If on the 1st January ,1900 an Act of Parliament were applied by all civil and
criminal courts, as the case may be, to all classes of the community ,there is
a strong likelihood that it is in force within the jurisdiction. If on the
other hand, it were applied only by certain courts (e.g a statute regulating
procedure),or only to certain classes of the community (e.g an Act regulating a
particular trade),the probability is that it would not be held to be locally
applicable.


Perhaps following the propositions of Osborne, CJ in the foregoing case,the
then Federal Supreme Court ,in Lawal v Younan, held  that the Fatal
Accidents Act,1846 and the Fatal Accidents Act, 1864,both of which applied to
all classes of the community in England ,were statutes of general application.
Similarly, in Braithwaite v  Folarin, the West African Court of Appeal ,in
holding that the Fraudulent Conveyances Act ,1571,was a statute of general
application said inter alia( among other things)that the statute of general
application ,applying as it does quite generally to ordinary affairs and
dealings of men without any qualification or speciality restricting its
application.

In the same vein, the West African Court of
Appeal in Young v Abina  asserted in respect of the Land Transfer Act
,1897 as follows:
“The Land Transfer Act of 1897 applied quite generally to all
establishments in England of persons dying after 1st January 1898. It is
difficult to see how a statute could be of more ‘general application ‘in
England than that ,and it was in force in England on 1st January 1900.

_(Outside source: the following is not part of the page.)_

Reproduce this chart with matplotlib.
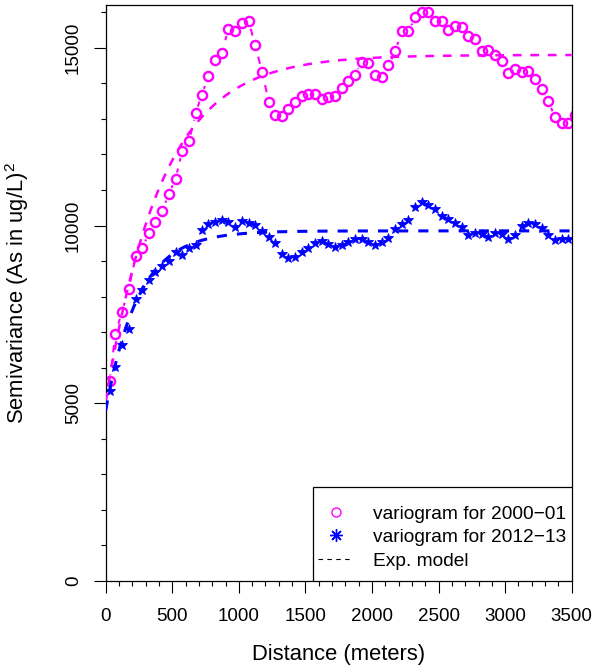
import numpy as np
import matplotlib
matplotlib.use("Agg")
import matplotlib.pyplot as plt
from matplotlib.lines import Line2D
from matplotlib.patches import Rectangle
from matplotlib.ticker import MultipleLocator

plt.rcParams["font.family"] = ["Liberation Sans", "DejaVu Sans"]
plt.rcParams["mathtext.fontset"] = "custom"
plt.rcParams["mathtext.rm"] = "Liberation Sans"
plt.rcParams["mathtext.it"] = "Liberation Sans:italic"

MAGENTA = "#FF00FF"
BLUE = "#0000FF"

# lag distances (m) of the empirical variograms
lags = [30, 72, 122, 173, 226, 274, 324, 374, 424, 474,
        525, 575, 625, 675, 722, 772, 822, 872, 922, 972,
        1023, 1074, 1123, 1175, 1225, 1275, 1322, 1372, 1422, 1472,
        1522, 1572, 1622, 1672, 1722, 1773, 1823, 1873, 1923, 1973,
        2024, 2074, 2124, 2174, 2224, 2274, 2324, 2374, 2424, 2474,
        2524, 2574, 2624, 2674, 2724, 2774, 2824, 2874, 2924, 2974,
        3024, 3074, 3124, 3174, 3224, 3274, 3324, 3374, 3424, 3475,
        3525]

# semivariance, 2000-01
gamma_2000 = [5619, 6942, 7570, 8229, 9139, 9360, 9785, 10100, 10420, 10884,
              11315, 12103, 12368, 13156, 13680, 14206, 14657, 14845, 15538, 15481,
              15707, 15746, 15070, 14319, 13483, 13108, 13080, 13277, 13483, 13635,
              13699, 13699, 13567, 13623, 13651, 13877, 14065, 14243, 14600, 14580,
              14243, 14187, 14507, 14901, 15464, 15464, 15859, 16008, 16008, 15746,
              15746, 15501, 15614, 15577, 15332, 15239, 14918, 14938, 14789, 14620,
              14282, 14395, 14319, 14356, 14130, 13849, 13494, 13060, 12874, 12874,
              13100]

# semivariance, 2012-13
gamma_2012 = [5346, 6022, 6633, 7103, 7920, 8181, 8463, 8697, 8857, 9006,
              9260, 9167, 9355, 9448, 9870, 10040, 10104, 10152, 10104, 9963,
              10132, 10076, 10011, 9851, 9665, 9513, 9195, 9074, 9102, 9260,
              9372, 9513, 9561, 9476, 9400, 9448, 9541, 9608, 9608, 9541,
              9448, 9532, 9636, 9890, 10040, 10152, 10527, 10659, 10574, 10453,
              10265, 10172, 10076, 9963, 9730, 9795, 9749, 9665, 9795, 9758,
              9608, 9730, 9983, 10076, 10040, 9918, 9730, 9589, 9608, 9608,
              9600]

# fitted exponential models: nugget, partial sill, range
model_2000 = (5050, 9750, 420)
model_2012 = (4800, 5050, 245)

legend_labels = ["variogram for 2000\u221201", "variogram for 2012\u221213", "Exp. model"]


def exp_model(h, nugget, psill, rng):
    return nugget + psill * (1 - np.exp(-h / rng))


fig = plt.figure(figsize=(5.96, 6.70), dpi=100)
ax = fig.add_axes([105.7 / 596, 1 - 581 / 670, 466 / 596, 576 / 670])

h = np.linspace(0, 3500, 500)

# data of 2000-01, joined by a dashed line (gaps around the points, like type="b")
ax.plot(lags, gamma_2000, color=MAGENTA, lw=1.5, dashes=(3.5, 3.5), zorder=1)
ax.plot(lags, gamma_2000, ls="none", marker="o", ms=10, mfc="white",
        mec="none", zorder=1.5)
ax.plot(lags, gamma_2000, ls="none", marker="o", ms=6.6, mfc="none",
        mec=MAGENTA, mew=1.7, zorder=2)
ax.plot(lags, gamma_2012, ls="none", marker="*", ms=7, color=BLUE,
        mew=0.6, zorder=2)

ax.plot(h, exp_model(h, *model_2000), color=MAGENTA, lw=1.8,
        dashes=(3.5, 3.5), zorder=3)
ax.plot(h, exp_model(h, *model_2012), color=BLUE, lw=2.2,
        dashes=(3.3, 3.3), zorder=3)

ax.set_xlim(0, 3500)
ax.set_ylim(0, 16205)
ax.set_xticks([0, 500, 1000, 1500, 2000, 2500, 3000, 3500])
ax.set_yticks([0, 5000, 10000, 15000])
ax.xaxis.set_minor_locator(MultipleLocator(100))
ax.yaxis.set_minor_locator(MultipleLocator(1000))

ax.tick_params(which="major", length=8.6, width=0.8, direction="out", labelsize=13.5)
ax.tick_params(which="minor", length=3.8, width=0.8, direction="out")
ax.tick_params(axis="x", which="major", pad=10.5)
ax.tick_params(axis="y", which="major", pad=8.5)
for lab in ax.get_yticklabels():
    lab.set_rotation(90)
    lab.set_va("center")

for sp in ax.spines.values():
    sp.set_linewidth(0.9)

ax.set_xlabel("Distance (meters)", fontsize=15.8)
ax.set_ylabel("Semivariance (As in ug/L)$^2$", fontsize=15.8)
ax.xaxis.set_label_coords(0.5, -0.109)
ax.yaxis.set_label_coords(-0.160, 0.5)

# legend box
box = Rectangle((0.4448, 0.0), 0.5552, 0.1632, transform=ax.transAxes,
                facecolor="white", edgecolor="black", lw=0.9, zorder=4)
ax.add_patch(box)

handles = [
    Line2D([], [], ls="none", marker="o", mfc="none", mec=MAGENTA, ms=6.5, mew=1),
    Line2D([], [], ls="none", marker=(8, 2, 0), color=BLUE, ms=9, mew=1),
    Line2D([], [], color="black", lw=0.8, dashes=(4, 4)),
]
leg = ax.legend(handles, legend_labels, loc="lower left",
                bbox_to_anchor=(0.4448, 0.0109), borderaxespad=0,
                fontsize=13.8, handlelength=1.82, handletextpad=1.02,
                labelspacing=0.31, borderpad=0.27, frameon=False)
leg.set_zorder(5)

fig.savefig("out.png", dpi=100)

The following English statutes have been held to be statutes of general
application with reference to Nigeria:
(a). Infant Relief Act, 1874,in Labinjo v Abake.
(b) Trustees Act,1888,in Taylor v Taylor.
(c) Limitations Act (Real Property), 1874,in Thomas v De Souza;
(d) Statutes of Frauds,1677,in Malomo v Olusola.

From all that we have discussed, it is
obvious that the English law remains a very important source of Nigerian law.
We must however quickly add that by virtue of Nigeria being an independent and
sovereign nation, foreign laws, including the English law, do not have any
binding force on our courts but may only serve as persuasive authorities.